独身生活を謳歌する一人の男。彼は自由気ままな暮らしを送っていたが、ある日ひょんなことから犬を預かることに。その犬はどうしても男の言うことをきかず、彼の生活は大混乱に陥ってしまう。犬を返す日を今か今かと待ち望む男だったが、本当にその日がやってくると、急に犬のことが大事に感じてしまう。そして……

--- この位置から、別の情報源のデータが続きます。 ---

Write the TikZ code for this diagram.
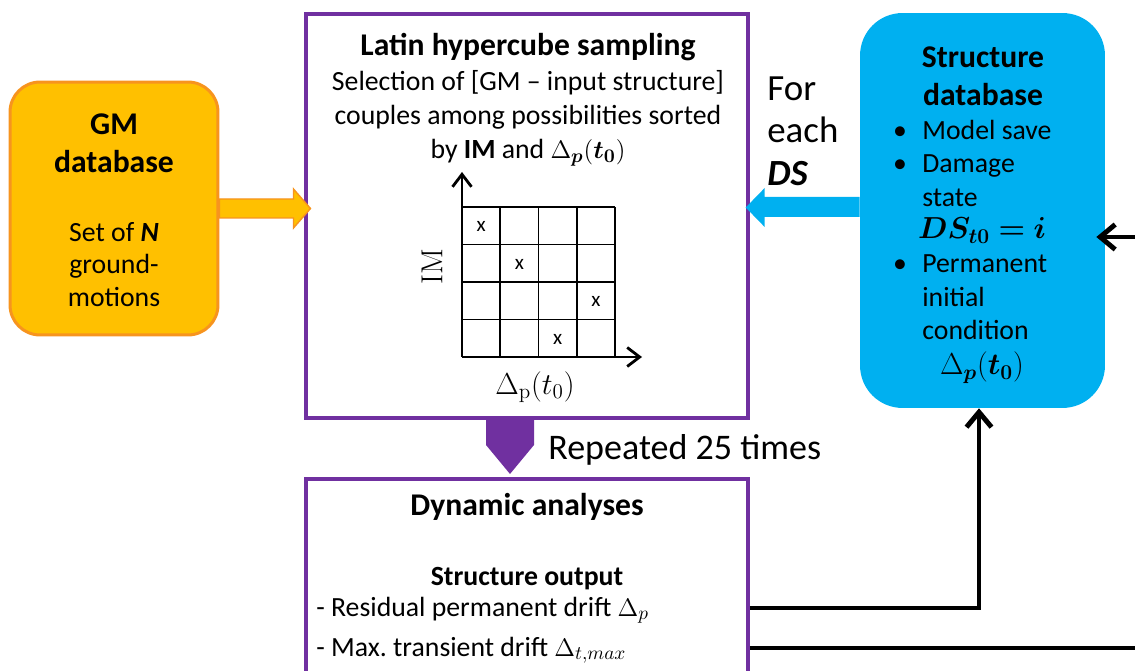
\documentclass[tikz,border=0pt]{standalone}
\usepackage[no-math]{fontspec}
\setmainfont{Carlito}
\usepackage{amsmath}
\usepackage{bm}
\usetikzlibrary{arrows.meta}
\definecolor{gmorange}{RGB}{255,192,0}
\definecolor{gmborder}{RGB}{247,148,30}
\definecolor{dbblue}{RGB}{0,176,240}
\definecolor{lhspurple}{RGB}{112,48,160}
\newcommand{\mytxt}{\fontsize{15.8}{19.3}\selectfont}
\newcommand{\myhdr}{\fontsize{18}{22}\selectfont\bfseries}
\newcommand{\mybig}{\fontsize{21}{24.4}\selectfont}

\begin{document}
\begin{tikzpicture}
  [x=0.02cm,y=-0.02cm,every node/.style={inner sep=0pt},
   purplebox/.style={draw=lhspurple,line width=2.3pt,minimum width=8.84cm},
   fb/.style={line width=2.8pt},
   barb/.style={-{Straight Barb[length=0.3cm,width=0.5cm]}}]
  \useasboundingbox (0,0) rectangle (1135,671);
  \clip (0,0) rectangle (1135,671);

  % boxes
  \node[fill=gmorange,draw=gmborder,line width=1.7pt,rounded corners=0.6cm,
        minimum width=4.16cm,minimum height=5.06cm] (gm) at (114,208.5) {};
  \node[purplebox,minimum height=8.08cm] (lhs) at (527,216) {};
  \node[fill=dbblue,rounded corners=0.85cm,
        minimum width=4.9cm,minimum height=7.9cm] (sdb) at (982.5,210.5) {};
  \node[purplebox,minimum height=4.4cm,anchor=north] (dyn) at (527,477) {};

  % GM database
  \node[anchor=north,align=center,font=\myhdr] (gmtitle) at (114,113) {GM\\database};
  \node[anchor=north,align=center,font=\fontsize{15.8}{18.5}\selectfont] (gmtext) at (114,222)
    {Set of \textbf{\textit{N}}\\ground-\\motions};

  % Latin hypercube sampling
  \node[anchor=north,font=\myhdr] (lhstitle) at (528,33) {Latin hypercube sampling};
  \node[anchor=north,align=center,font=\mytxt] (lhstext) at (528,70)
    {Selection of [GM -- input structure]\\couples among possibilities sorted\\
     by \textbf{IM} and $\Delta_{\bm{p}}(\bm{t_0})$};
  \foreach \i in {0,...,4} {
    \draw[line width=1.1pt] ({462+38.25*\i},207) -- ({462+38.25*\i},357);
    \draw[line width=1.1pt] (462,{207+37.5*\i}) -- (615,{207+37.5*\i});
  }
  \draw[line width=1.6pt,-{Straight Barb[length=0.25cm,width=0.38cm]}] (462,357) -- (462,172);
  \draw[line width=1.6pt,-{Straight Barb[length=0.25cm,width=0.38cm]}] (462,357) -- (642,357);
  \foreach \c/\r [count=\n] in {1/1,2/2,4/3,3/4}
    \node[font=\fontsize{12}{14}\selectfont] (mk\n) at ({443+38.25*\c},{208+37.5*\r-18.75}) {x};
  \node[rotate=90,font=\fontsize{16.5}{19}\selectfont] (imlab) at (432,267) {$\mathrm{IM}$};
  \node[font=\fontsize{16.5}{19}\selectfont] (dplab) at (535,387) {$\Delta_{\mathrm{p}}(t_0)$};

  % structure database
  \node[anchor=north,align=center,font=\myhdr] (sdbtitle) at (983,46) {Structure\\database};
  \foreach \yy/\lbl in {140/Model save,173/Damage,207/state,273/Permanent,307/initial,340/condition}
    \node[anchor=base west,font=\mytxt] (sl\yy) at (922,\yy) {\lbl};
  \foreach \yy in {140,173,273}
    \node[anchor=base,font=\mytxt] (bu\yy) at (900,\yy) {\textbullet};
  \node[anchor=base,font=\fontsize{17}{20}\selectfont] (dsi) at (982,239) {$\bm{DS_{t0}=i}$};
  \node[anchor=base,font=\fontsize{17}{20}\selectfont] (dpt) at (982,375) {$\Delta_{\bm{p}}(\bm{t_0})$};

  \node[anchor=north west,align=left,font=\mybig] (foreach) at (767,76) {For\\each\\\textbf{\textit{DS}}};

  % dynamic analyses
  \node[anchor=base,font=\myhdr] (dyntitle) at (527,516) {Dynamic analyses};
  \node[anchor=base,font=\mytxt\bfseries] (outtitle) at (527,585) {Structure output};
  \node[anchor=base west,font=\mytxt] (out1) at (316,616) {- Residual permanent drift $\Delta_p$};
  \node[anchor=base west,font=\mytxt] (out2) at (316,656) {- Max.\ transient drift $\Delta_{t,max}$};
  \node[anchor=base west,font=\fontsize{20.5}{24}\selectfont] (rep) at (548,460) {Repeated 25 times};

  % block arrows
  \filldraw[fill=gmorange,draw=gmborder,line width=0.8pt] (gm.east) ++(0,-9.5) -- ++(74,0) -- ++(0,-10)
    -- ++(17,19.5) -- ++(-17,19.5) -- ++(0,-10) -- ++(-74,0) -- cycle;
  \fill[dbblue] (sdb.west) ++(0,-13.5) -- ++(-95,0) -- ++(0,-9) -- ++(-19,19.5)
    -- ++(19,19.5) -- ++(0,-10) -- ++(95,0) -- cycle;
  \fill[lhspurple] (lhs.south) ++(-41,0) -- ++(0,25) -- ++(24,29) -- ++(24,-29) -- ++(0,-25) -- cycle;

  % feedback lines
  \coordinate (inr) at (1135,237);
  \coordinate (outr) at (1135,648);
  \draw[fb,barb] ([shift={(0,19)}]dyn.east) -| ([xshift=-0.07cm]sdb.south);
  \draw[fb] (dyn.east |- outr) -- (outr);
  \draw[fb,barb,shorten >=-0.18cm] (inr) -- (sdb.east |- inr);
\end{tikzpicture}
\end{document}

などという話がハリウッドで映画化されていそうですが(主演はトム・ハンクスあたりで)、これが典型的な「情が移る」というパターンですよね。ありきたりな話ではあるのですが、このメカニズムが普遍的なものであることを、先日もご紹介した本"Predictably Irrational"が解説しています。
同書ではこんな実験が行われています:
- デューク大学で毎年バスケットボールの試合が行われているのだが、スタジアムが小さいため、観戦チケットはいつも抽選で販売される。
- 幸運にもチケットを手にした人に電話をかけ、「いくらならチケットを売るか?」と聞く。

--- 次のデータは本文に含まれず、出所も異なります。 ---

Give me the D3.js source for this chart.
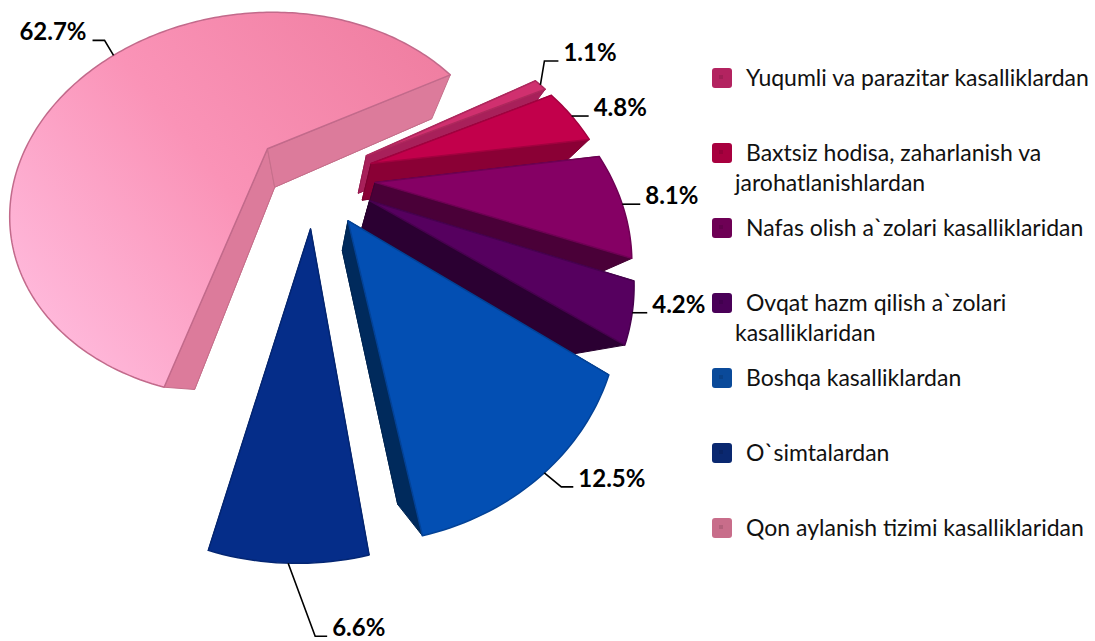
<!DOCTYPE html>
<html>
<head>
<meta charset="utf-8">
<script src="https://cdn.jsdelivr.net/npm/d3@7"></script>
<style>
  body { margin: 0; background: #fff; }
  text { font-family: Lato, "Open Sans", sans-serif; }
</style>
</head>
<body>
<div id="chart"></div>
<script>
// data
var categories = [
  "Yuqumli va parazitar kasalliklardan",
  " Baxtsiz hodisa, zaharlanish va\njarohatlanishlardan",
  "Nafas olish a`zolari kasalliklaridan",
  "Ovqat hazm qilish a`zolari\nkasalliklaridan",
  "Boshqa kasalliklardan",
  "O`simtalardan",
  "Qon aylanish tizimi kasalliklaridan"
];
var values = [1.1, 4.8, 8.1, 4.2, 12.5, 6.6, 62.7];
var valueLabels = ["1.1%", "4.8%", "8.1%", "4.2%", "12.5%", "6.6%", "62.7%"];

// styles
var topColors = ["#d0306f", "#c2004b", "#850064", "#56005f", "#034fb3", "#052d89", "#f489aa"];
var sideColors = ["#a8205a", "#8a0035", "#4a0038", "#2b0032", "#002a5c", "#001e58", "#dc7b9b"];
var legendColors = ["#b32360", "#a8003f", "#6e0055", "#4a0058", "#0a4a9a", "#0a2870", "#c86d8a"];

var svgWidth = 1095;
var svgHeight = 641;

var svg = d3.select("#chart")
  .append("svg")
  .attr("width", svgWidth)
  .attr("height", svgHeight);

// 3d look: pie plane tilted towards viewer, with perspective
var view = {x0: 314, y0: 177, kx: 245, ky: 223, dist: 1.68, elev: Math.asin(0.861), yaw: 0.04};
var explode = 0.25;
var depth = 0.37;
var theta0 = 60.6 * Math.PI / 180;

function project(u, v, z) {
  var n = Math.sin(view.elev), c = Math.cos(view.elev);
  var Y = v * n + z * c;
  var s = view.dist / (view.dist + v * c - z * n + u * view.yaw);
  return [view.x0 + view.kx * s * u, view.y0 - view.ky * s * Y];
}

var pie = d3.pie().sort(null).value(d => d)
  .startAngle(theta0).endAngle(theta0 + 2 * Math.PI);
var arcs = pie(values);

function offset(d) {
  var mid = (d.startAngle + d.endAngle) / 2;
  return [explode * Math.sin(mid), explode * Math.cos(mid)];
}

function face(d, z) {
  var o = offset(d);
  var steps = Math.max(2, Math.ceil((d.endAngle - d.startAngle) / 0.02));
  var pts = [project(o[0], o[1], z)];
  for (var i = 0; i <= steps; i++) {
    var a = d.startAngle + (d.endAngle - d.startAngle) * i / steps;
    pts.push(project(o[0] + Math.sin(a), o[1] + Math.cos(a), z));
  }
  return pts;
}

function cut(d, a) {
  var o = offset(d);
  return [
    project(o[0], o[1], 0),
    project(o[0] + Math.sin(a), o[1] + Math.cos(a), 0),
    project(o[0] + Math.sin(a), o[1] + Math.cos(a), -depth),
    project(o[0], o[1], -depth)
  ];
}

var line = d3.line().curve(d3.curveLinearClosed);

var defs = svg.append("defs");
var pinkGrad = defs.append("linearGradient")
  .attr("id", "pinkTop")
  .attr("gradientUnits", "userSpaceOnUse")
  .attr("x1", 430).attr("y1", 60).attr("x2", 60).attr("y2", 360);
pinkGrad.append("stop").attr("offset", 0).attr("stop-color", "#f07fa2");
pinkGrad.append("stop").attr("offset", 0.5).attr("stop-color", "#fa93b7");
pinkGrad.append("stop").attr("offset", 1).attr("stop-color", "#ffbadc");

// dark parts first (bottom + cut faces), then the top faces
var sides = svg.append("g").attr("class", "sides");
arcs.forEach(function(d, i) {
  var g = sides.append("g");
  var parts = [face(d, -depth), cut(d, d.startAngle), cut(d, d.endAngle)];
  g.selectAll("path")
    .data(parts)
    .enter()
    .append("path")
    .attr("d", p => line(p))
    .attr("fill", sideColors[i])
    .attr("stroke", d3.color(sideColors[i]).darker(0.3))
    .attr("stroke-width", 1)
    .attr("stroke-linejoin", "round");
});

var tops = svg.append("g").attr("class", "tops");
tops.selectAll("path")
  .data(arcs)
  .enter()
  .append("path")
  .attr("d", d => line(face(d, 0)))
  .attr("fill", (d, i) => i === 6 ? "url(#pinkTop)" : topColors[i])
  .attr("stroke", (d, i) => i === 6 ? "#c26a8b" : d3.color(topColors[i]).darker(0.5))
  .attr("stroke-width", 1.5)
  .attr("stroke-linejoin", "round");

// data labels with leader lines (elbow offset in px, then short horizontal)
var leaderBend = [[4, -24, 14], [0, 0, 17], [0, 0, 18], [0, 0, 15], [17, 14, 12], [27, 73, 12], [-9, -15, -12]];

var labels = svg.append("g").attr("class", "labels");
arcs.forEach(function(d, i) {
  var o = offset(d);
  var mid = (d.startAngle + d.endAngle) / 2;
  var a = project(o[0] + Math.sin(mid), o[1] + Math.cos(mid), 0);
  var b = [a[0] + leaderBend[i][0], a[1] + leaderBend[i][1]];
  var c = [b[0] + leaderBend[i][2], b[1]];
  labels.append("path")
    .attr("d", d3.line()([a, b, c]))
    .attr("fill", "none")
    .attr("stroke", "#000")
    .attr("stroke-width", 1.6);
  var right = leaderBend[i][2] > 0;
  labels.append("text")
    .attr("x", c[0] + (right ? 5 : -6))
    .attr("y", c[1])
    .attr("text-anchor", right ? "start" : "end")
    .attr("font-size", 24)
    .attr("font-weight", "bold")
    .attr("fill", "#000")
    .text(valueLabels[i]);
});

// legend
var legend = svg.append("g").attr("class", "legend");
var rowY = d3.scaleLinear().domain([0, 1]).range([78, 153]);
categories.forEach(function(name, i) {
  var y = rowY(i);
  var row = legend.append("g");
  row.append("rect")
    .attr("x", 712).attr("y", y - 10)
    .attr("width", 20).attr("height", 20)
    .attr("rx", 3)
    .attr("fill", legendColors[i]);
  row.append("rect")
    .attr("x", 719).attr("y", y - 3)
    .attr("width", 4).attr("height", 4)
    .attr("fill", d3.color(legendColors[i]).darker(0.6))
    .attr("opacity", 0.6);
  var lines = name.split("\n");
  var t = row.append("text")
    .attr("font-size", 23)
    .attr("fill", "#111");
  lines.forEach(function(ln, k) {
    t.append("tspan")
      .attr("x", k === 0 ? 746 : 735)
      .attr("y", y + 8 + k * 30)
      .text(ln.trim());
  });
});
</script>
</body>
</html>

- 一方、不幸にも抽選にもれてしまった人に電話をかけ、「いくらならチケットを買うか?」と聞く。
- さて、両者の金額の平均値は一致するだろうか?異なるとしたら、どちらの側が高い値段をつけるか?
という内容なのですが、果たしてどうなったと思われたでしょうか。チケットを手にするか否かは完全な抽選で行われるのですから、理論的に考えれば、彼らの判断に差が出るはずはありません。同じだけの待ち時間を費やし、同じだけの予算を用意していたはずです(実際にチケット代を払ったか否か、という差はありますが)。チケットが欲しいという気持ち、さらにそのチケットから得られるもの(試合の観戦という経験)も一緒でしょう。ところが結果は――売値の平均は2,400ドル、買値の平均は175ドルということで、両者の間には大きな差が生じることとなりました。

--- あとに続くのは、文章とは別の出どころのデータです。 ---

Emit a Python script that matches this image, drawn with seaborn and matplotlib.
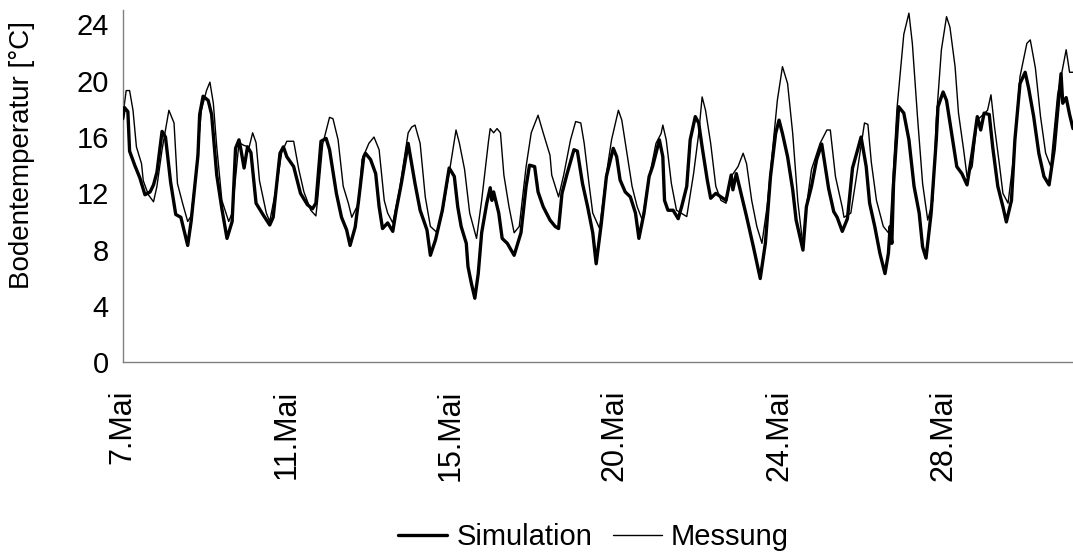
import matplotlib
matplotlib.use("Agg")
import matplotlib.pyplot as plt
import seaborn as sns
import pandas as pd

# hourly sample index (category axis), tick every 96 samples
tick_pos = [0, 96, 192, 288, 384, 480]
tick_labels = ["7.Mai", "11.Mai", "15.Mai", "20.Mai", "24.Mai", "28.Mai"]
y_ticks = [0, 4, 8, 12, 16, 20, 24]

sim_h = [0, 1, 3, 4, 7, 10, 13, 16, 18, 20, 23, 25, 28, 31, 34, 38, 40, 44, 45, 47, 50, 52, 55, 58, 61, 64, 66, 68, 69, 71,
         73, 75, 78, 82, 86, 88, 92, 94, 96, 100, 104, 108, 111, 113, 116, 119, 121, 125, 128, 131, 133, 136, 138, 141, 142,
         145, 148, 150, 152, 155, 158, 160, 163, 167, 171, 174, 178, 180, 183, 187, 191, 194, 196, 198, 201, 202, 204, 206,
         208, 210, 213, 215, 216, 217, 220, 222, 225, 229, 233, 236, 238, 241, 243, 246, 250, 253, 255, 257, 260, 264, 266,
         269, 272, 275, 277, 280, 283, 287, 289, 291, 294, 297, 300, 302, 305, 308, 310, 314, 316, 317, 319, 322, 325, 327,
         330, 332, 335, 337, 339, 342, 344, 347, 350, 353, 356, 357, 359, 365, 369, 373, 376, 379, 382, 384, 386, 389, 392,
         394, 398, 400, 403, 406, 409, 413, 416, 418, 421, 424, 427, 430, 432, 435, 437, 440, 443, 446, 448, 449, 450, 451,
         454, 457, 460, 463, 466, 468, 470, 473, 476, 477, 480, 482, 485, 488, 491, 494, 497, 500, 502, 504, 507, 509, 512,
         515, 517, 520, 522, 525, 528, 530, 533, 536, 539, 542, 545, 549, 550, 552, 554, 556]
sim_v = [17.3, 18.1, 17.8, 15.0, 14.0, 13.1, 11.9, 12.1, 12.6, 13.5, 16.4, 16.0, 12.8, 10.5, 10.3, 8.3, 10.0, 14.7, 17.6,
         18.9, 18.6, 17.6, 13.3, 10.9, 8.8, 10.0, 15.2, 15.8, 15.2, 13.8, 15.3, 14.9, 11.3, 10.5, 9.75, 10.3, 14.85, 15.3,
         14.6, 13.9, 12.0, 11.2, 10.9, 11.3, 15.7, 15.9, 15.1, 12.0, 10.3, 9.4, 8.3, 9.6, 11.5, 14.6, 14.85, 14.4, 13.4,
         11.05, 9.5, 9.9, 9.3, 10.8, 12.7, 15.55, 12.7, 10.8, 9.4, 7.6, 8.7, 10.8, 13.8, 13.2, 11.05, 9.65, 8.45, 6.8, 5.6,
         4.55, 6.3, 9.2, 11.3, 12.4, 11.5, 12.1, 10.6, 8.8, 8.45, 7.6, 9.2, 12.5, 14.0, 13.9, 12.1, 11.05, 10.1, 9.65, 9.5,
         12.0, 13.4, 15.1, 15.0, 12.7, 11.05, 9.2, 7.0, 9.85, 13.2, 15.2, 14.6, 12.95, 12.1, 11.75, 10.6, 8.8, 10.6, 13.2,
         13.9, 15.8, 14.6, 11.5, 10.8, 10.8, 10.2, 11.05, 12.5, 15.8, 17.45, 17.0, 15.3, 12.95, 11.65, 12.0, 11.75, 11.5,
         13.3, 12.25, 13.4, 10.35, 8.2, 5.95, 8.45, 13.2, 16.25, 17.2, 16.25, 14.6, 12.25, 10.1, 7.97, 11.05, 12.5, 14.4,
         15.5, 12.35, 10.7, 10.3, 9.3, 10.2, 13.8, 15.1, 16.0, 13.9, 11.3, 9.65, 7.75, 6.3, 7.75, 9.65, 8.45, 12.7, 18.15,
         17.7, 15.8, 12.5, 10.6, 8.2, 7.4, 10.6, 15.8, 18.15, 19.2, 18.6, 16.25, 13.9, 13.4, 12.6, 14.85, 17.45, 16.5, 17.7,
         17.6, 15.3, 12.5, 11.05, 9.97, 11.5, 15.8, 19.8, 20.6, 19.5, 17.45, 14.85, 13.2, 12.6, 15.1, 20.5, 18.4, 18.8,
         17.6, 16.6]

mes_h = [0, 2, 4, 6, 8, 11, 12, 15, 18, 20, 23, 27, 30, 32, 35, 38, 40, 43, 46, 49, 51, 53, 55, 58, 62, 64, 68, 71, 74, 76,
         78, 80, 84, 86, 90, 93, 96, 100, 103, 106, 110, 113, 114, 117, 121, 123, 126, 129, 132, 134, 138, 140, 144, 147,
         150, 153, 155, 158, 162, 167, 169, 171, 174, 177, 180, 184, 187, 192, 195, 197, 200, 203, 207, 210, 214, 215, 217,
         219, 221, 223, 226, 229, 232, 236, 239, 243, 246, 250, 251, 255, 258, 262, 265, 268, 270, 273, 275, 279, 283, 286,
         290, 292, 295, 298, 301, 304, 307, 312, 315, 316, 318, 321, 324, 330, 334, 337, 339, 341, 344, 347, 350, 353, 356,
         360, 363, 365, 368, 371, 374, 377, 380, 383, 386, 389, 392, 395, 398, 400, 403, 408, 412, 414, 417, 421, 422, 426,
         429, 434, 436, 438, 441, 445, 448, 449, 453, 457, 460, 462, 465, 468, 471, 474, 476, 479, 482, 484, 487, 489, 492,
         494, 497, 500, 503, 506, 508, 510, 513, 515, 518, 521, 525, 529, 531, 534, 537, 540, 543, 547, 552, 554, 556]
mes_v = [17.44, 19.3, 19.3, 17.9, 15.3, 14.1, 12.9, 11.9, 11.4, 12.5, 15.1, 17.9, 17.0, 12.7, 11.3, 10.0, 10.4, 13.7, 17.9,
         19.3, 19.9, 18.4, 15.3, 11.5, 10.0, 10.6, 15.6, 15.4, 15.3, 16.3, 15.6, 12.9, 10.6, 10.0, 12.5, 14.9, 15.7, 15.7,
         13.7, 12.1, 10.8, 10.4, 11.5, 15.5, 17.4, 17.3, 15.8, 12.5, 11.3, 10.3, 11.3, 14.4, 15.55, 16.0, 15.1, 11.5, 10.6,
         9.9, 12.3, 16.3, 16.7, 16.85, 15.55, 11.75, 9.65, 9.2, 10.6, 14.2, 16.5, 15.55, 13.7, 10.6, 8.8, 11.5, 15.7, 16.6,
         16.3, 16.6, 16.3, 13.3, 11.05, 9.2, 9.65, 13.9, 16.3, 17.55, 16.3, 14.7, 13.3, 11.75, 13.3, 15.8, 17.1, 17.0, 15.55,
         12.5, 10.6, 9.5, 13.4, 15.8, 17.9, 17.2, 14.85, 12.5, 11.05, 10.1, 12.5, 15.55, 16.25, 16.85, 15.8, 12.7, 10.8,
         10.35, 13.4, 16.25, 18.85, 17.9, 15.55, 12.5, 11.5, 11.3, 13.2, 13.9, 14.85, 14.1, 11.5, 9.65, 8.45, 11.05, 14.85,
         18.6, 21.0, 19.8, 16.25, 11.4, 8.3, 11.05, 13.7, 15.55, 16.5, 16.5, 13.2, 11.0, 10.3, 10.6, 12.95, 17.0, 16.9,
         14.2, 11.5, 9.65, 9.2, 9.6, 18.0, 23.3, 24.8, 22.65, 17.45, 12.7, 10.1, 11.5, 17.2, 22.2, 24.55, 23.8, 21.0, 17.7,
         15.1, 13.2, 13.9, 17.2, 17.55, 17.9, 19.0, 16.8, 14.0, 12.0, 11.3, 14.3, 20.3, 22.65, 22.9, 20.9, 17.45, 14.85,
         13.9, 19.0, 22.2, 20.6, 20.6]

sim = pd.DataFrame({"Stunde": sim_h, "Temperatur": sim_v})
mes = pd.DataFrame({"Stunde": mes_h, "Temperatur": mes_v})

sns.set_theme(style="white")
plt.rcParams["font.family"] = ["Liberation Sans", "DejaVu Sans"]
plt.rcParams["text.color"] = "black"

fig = plt.figure(figsize=(10.73, 5.55), dpi=100)
ax = fig.add_axes([0.1144, 0.3472, 0.8856, 0.6342])

sns.lineplot(data=mes, x="Stunde", y="Temperatur", ax=ax, color="black", linewidth=1.0,
             sort=False, label="Messung", legend=False, zorder=2)
sns.lineplot(data=sim, x="Stunde", y="Temperatur", ax=ax, color="black", linewidth=2.4,
             sort=False, label="Simulation", legend=False, zorder=3)

ax.set_xlim(0, 556)
ax.set_ylim(0, 25)
ax.set_yticks(y_ticks)
ax.set_xticks(tick_pos)
ax.set_xticklabels(tick_labels, rotation=90, va="top", ha="center")

for side in ["top", "right"]:
    ax.spines[side].set_visible(False)
for side in ["left", "bottom"]:
    ax.spines[side].set_color("#808080")
    ax.spines[side].set_linewidth(1.0)

ax.tick_params(axis="both", which="major", direction="out", length=7, width=1.0,
               color="#808080", labelcolor="black")
ax.tick_params(axis="x", labelsize=22, pad=13)
ax.tick_params(axis="y", labelsize=21, pad=3)

ax.set_xlabel("")
ax.set_ylabel("Bodentemperatur [°C]", fontsize=20, color="black")
ax.yaxis.set_label_coords(-0.092, 0.59)

handles, labels = ax.get_legend_handles_labels()
order = [labels.index("Simulation"), labels.index("Messung")]
fig.legend([handles[i] for i in order], [labels[i] for i in order],
           loc="center", bbox_to_anchor=(0.553, 0.0324), ncol=2, frameon=False,
           fontsize=21, handlelength=1.7, handletextpad=0.3, columnspacing=0.7,
           borderpad=0, borderaxespad=0, labelcolor="black")

fig.savefig("out.png", dpi=100, facecolor="white")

この結果を、著者の Dan Ariely さんは「一度所有してしまうと、合理的な判断ができなくなるため」と解説しています。まさしく日本語で言う「情が移る」という状態で、一度手にしたものに特別な魅力を感じてしまったり、手にしたものを失うことを不快に感じてしまうわけですね。これは実体のあるモノに限らず、人との関係(非道い男なのに別れられない……)や行動(明らかに破綻しているプロジェクトなのにズルズル続いている……)など、様々な場合に見られる心理状態のようです。対象が何であれ、安易に「手にしてしまう」ことは、合理的な判断を不可能にしかねないものであると。
という話を読んで身につまされてしまったのですが、このメカニズムを利用して、誰かに何かを受け入れさせるということができるかもしれませんね。犬を飼いたいけど家族が反対している時に、「1週間だけ」という約束で友達の犬を預かることを了承してもらったり。好意を持っている女性に「1週間だけ毎日メール交換して!」と頼み込んだり……ってそれはさすがに無理ですが、いまでも様々なモノ/サービスに「お試し期間」という売り方があることが、この戦術の有効性を示しているのではないでしょうか。逆に何かを買うかどうか「お試し期間」を経験してから判断しよう、と考えている方は、お試しした後では正常な判断ができない危険性があることにご注意を。